Plus de trois semaines à l'hôpital du Dr Mukwege
J'ai passé plus de trois semaines au Congo, à l'hôpital Panzi du Dr Mukwege, prix Nobel de la paix, qui répare des femmes qui ont été témoins ou qui ont subi le viol comme arme de guerre pendant de très nombreuses années. Quand vous êtes devant ces femmes qui partagent leurs histoires, vous ne pouvez même pas supporter de les entendre. Vous ne pouvez pas entendre ces choses parce que c'est trop horrible.
Et ces femmes ont vécu cela, et pourtant, elles sont là, debout devant vous, et elles vous disent : « Je ne veux pas être une victime. Je ne veux pas être victimisée. Je ne veux pas être vue toute ma vie comme une femme qui a été violée parce que je suis bien plus que ça. » Si je devais reproduire toutes les choses que j'ai entendues sur la violence dans le film, 70 % du film parlerait de violence. Mais nous avons décidé de ne pas en parler car, heureusement, la vie d'une femme n'est pas seulement une question de violences et de discriminations. Mais quand on dit que nous en parlons trop dans les médias, je dis que nous n'en parlons pas encore assez.
« Pourquoi est-ce encore un tel tabou de parler d’orgasme ? »
Toute l'idée de ce projet était de briser les tabous, de libérer les voix des femmes, mais pas uniquement sur des sujets difficiles. Fort heureusement, nous n'avons pas que ça dans nos vies. Le projet se dirigeait aussi vers tous ces sujets intimes et privés dont nous ne parlons jamais en public, ou presque jamais. Nous avons pensé : « Pourquoi est-ce encore un tel tabou de parler d’orgasme ? Pourquoi ne pouvons-nous pas en parler ? Essayons. »
Pour être honnête, je voulais qu’on le fasse et j'avais préparé toutes ces questions, mais je n'étais pas sûre que cela fonctionnerait partout dans le monde. Alors dans certains pays… Nous avons toujours des traducteurs ou des contacts qui travaillent avec nous dans différents pays. C'était drôle parce que lorsque nous en venions à ce sujet et que je leur disais : « OK, pouvez-vous lui poser des questions sur son premier orgasme ? » – c'est une question très courte – la traductrice mettait cinq minutes à la traduire.
« C'était comme si elles attendaient ce moment-là pour pouvoir partager toute la joie d'éprouver du plaisir »

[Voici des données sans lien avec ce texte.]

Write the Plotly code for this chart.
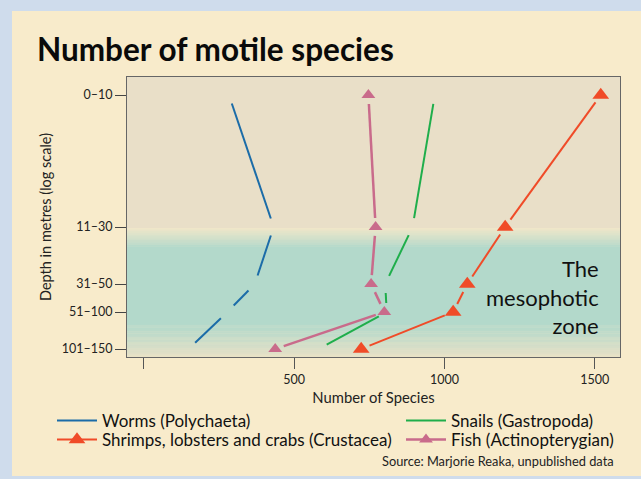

Je me disais : « OK, il y a un problème, elle n'arrive même pas à le dire. » Du coup, je pensais : « Peut-être que certaines femmes ne voudront pas en parler. » Mais en fait, c'était fou. Une fois que vous avez ouvert cette porte, c'était genre, vous ne pouviez même pas la refermer. Nous avons dû couper certains trucs au montage, sinon ça aurait été une sorte de film érotique ! C'était comme si elles attendaient ce moment-là pour pouvoir partager toute la joie d'éprouver du plaisir dans leur vie.
Je veux que ce film soit une célébration pour les femmes. Je veux que les femmes se sentent célébrées par ce film. Et j'espère vraiment que pour les hommes, ce sera une ouverture sur un tout nouveau monde. Il se passe beaucoup de choses dans nos têtes. Nous, les femmes, sommes des créatures assez complexes. J'espère donc que pour les hommes, ce sera une sorte de nouveau monde et beaucoup, beaucoup de choses à comprendre.